§ Exercise material:
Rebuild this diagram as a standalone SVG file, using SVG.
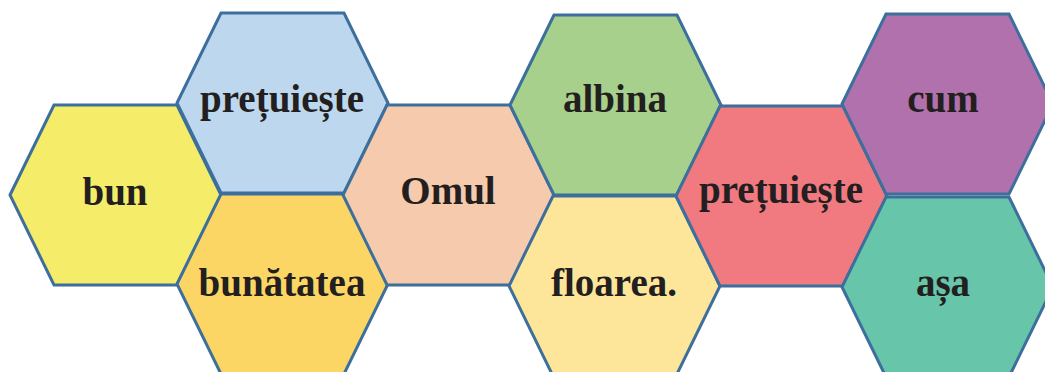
<svg xmlns="http://www.w3.org/2000/svg" width="1045" height="372" viewBox="0 0 1045 372">
<style>
.hex{stroke:#3d6f9c;stroke-width:3;stroke-linejoin:miter}
.t{font-family:"Liberation Serif","DejaVu Serif",serif;font-weight:bold;font-size:39px;fill:#231f20;text-anchor:middle}
</style>
<rect width="1045" height="372" fill="#ffffff"/>
<g id="n-bun"><polygon class="hex" fill="#f5ec6a" points="10,195 54,105 177,105 221,195 177,285 54,285"/><text class="t" x="115" y="205">bun</text></g>
<g id="n-pretuieste1"><polygon class="hex" fill="#bdd7ee" points="177,103 221,13 344,13 388,103 344,193 221,193"/><text class="t" x="282" y="112">prețuiește</text></g>
<g id="n-bunatatea"><polygon class="hex" fill="#fcd664" points="177,284 221,194 344,194 388,284 344,374 221,374"/><text class="t" x="282" y="296">bunătatea</text></g>
<g id="n-omul"><polygon class="hex" fill="#f6caad" points="343,195 387,105 510,105 554,195 510,285 387,285"/><text class="t" x="448" y="204">Omul</text></g>
<g id="n-albina"><polygon class="hex" fill="#a7d08c" points="510,105 554,15 677,15 721,105 677,195 554,195"/><text class="t" x="615" y="112">albina</text></g>
<g id="n-floarea"><polygon class="hex" fill="#fde699" points="509,286 553,196 676,196 720,286 676,376 553,376"/><text class="t" x="614" y="296">floarea.</text></g>
<g id="n-pretuieste2"><polygon class="hex" fill="#f17980" points="676,196 720,106 843,106 887,196 843,286 720,286"/><text class="t" x="781" y="203">prețuiește</text></g>
<g id="n-cum"><polygon class="hex" fill="#b171ad" points="842,104 886,14 1009,14 1053,104 1009,194 886,194"/><text class="t" x="943" y="112">cum</text></g>
<g id="n-asa"><polygon class="hex" fill="#67c5aa" points="842,287 886,197 1009,197 1053,287 1009,377 886,377"/><text class="t" x="943" y="296">așa</text></g>
<g id="connectors"></g>
</svg>
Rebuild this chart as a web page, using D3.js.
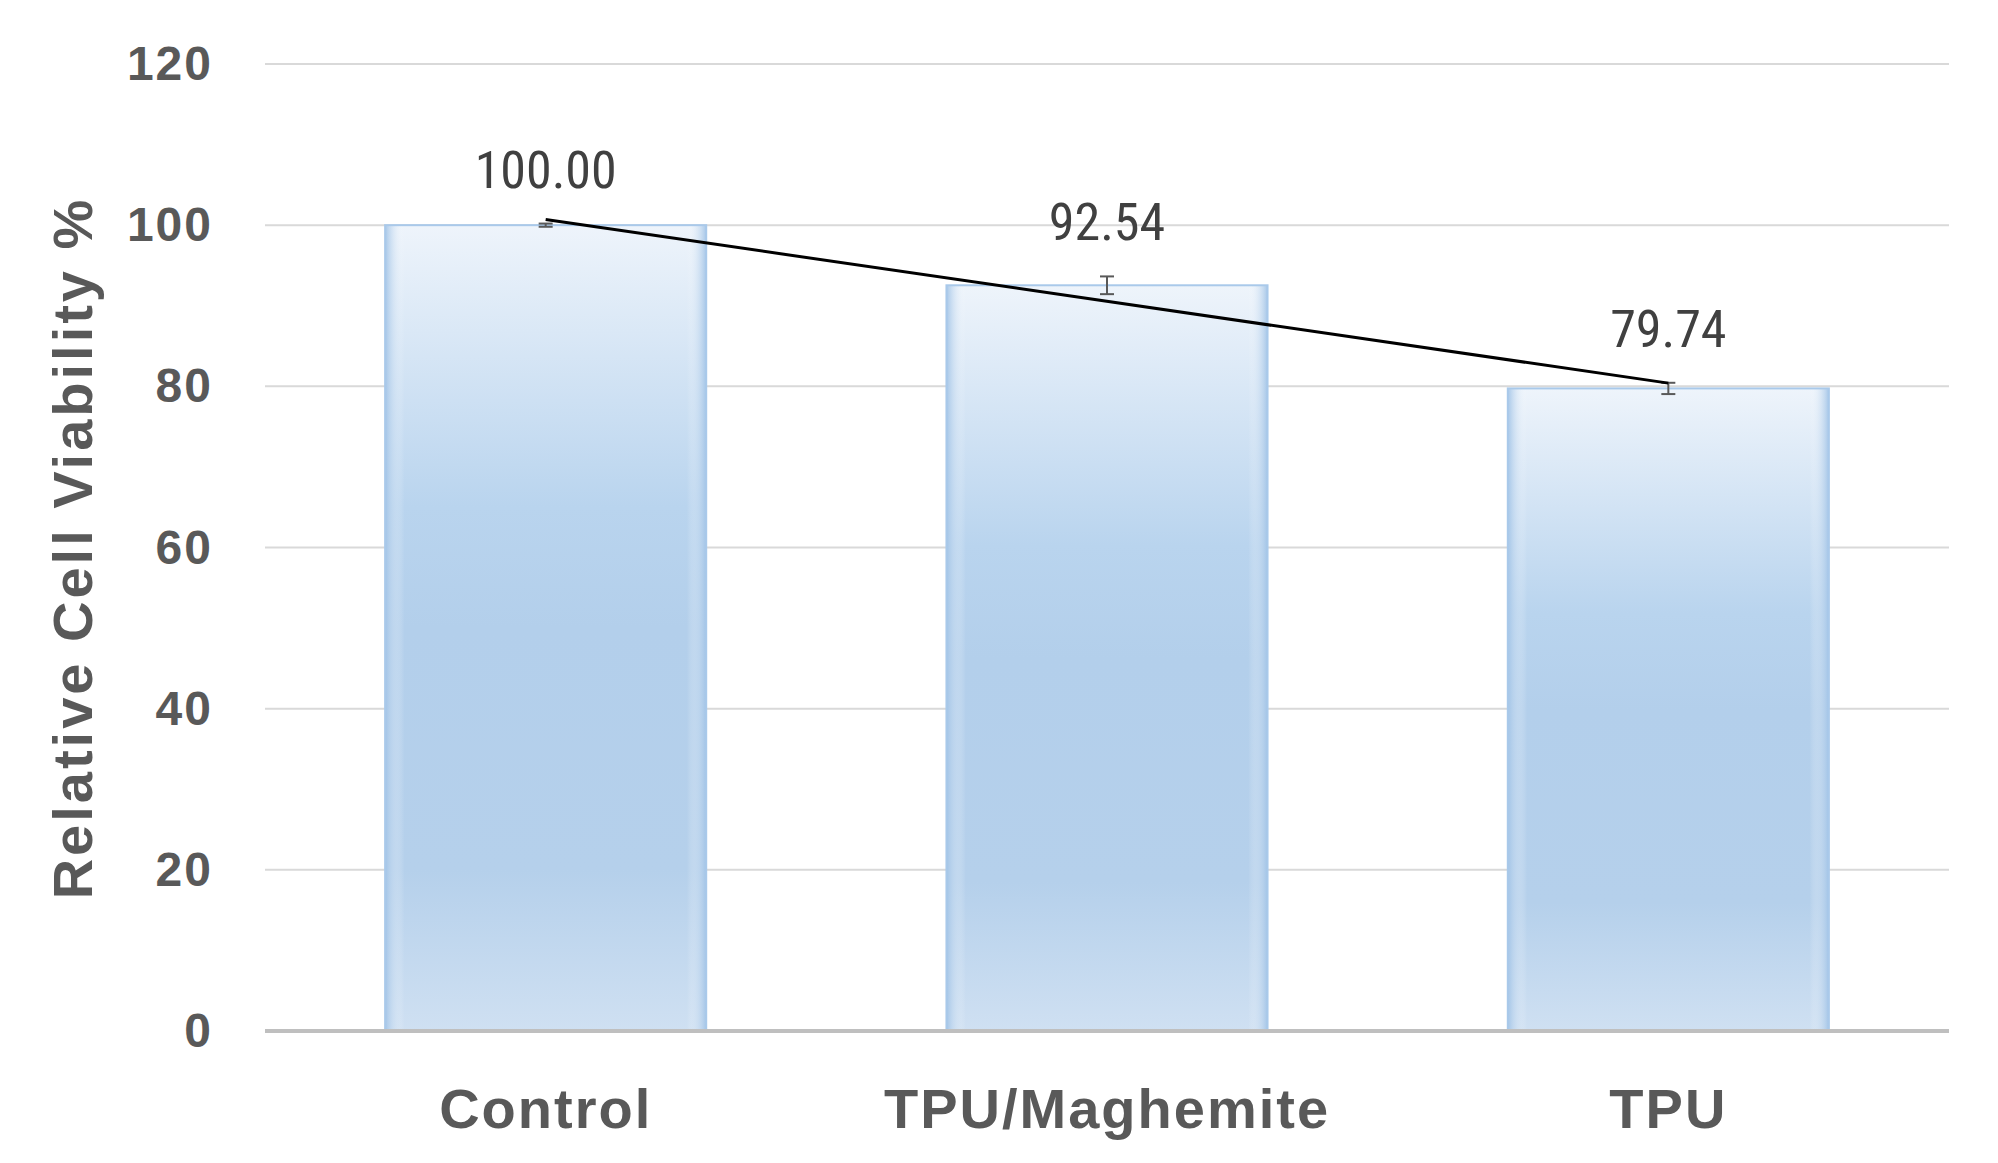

§ Problem statement: Single out each line of the records above with the string "using" in it, and copy it.

§ Worked answer:
Rebuild this diagram as a standalone SVG file, using SVG.
Rebuild this chart as a web page, using D3.js.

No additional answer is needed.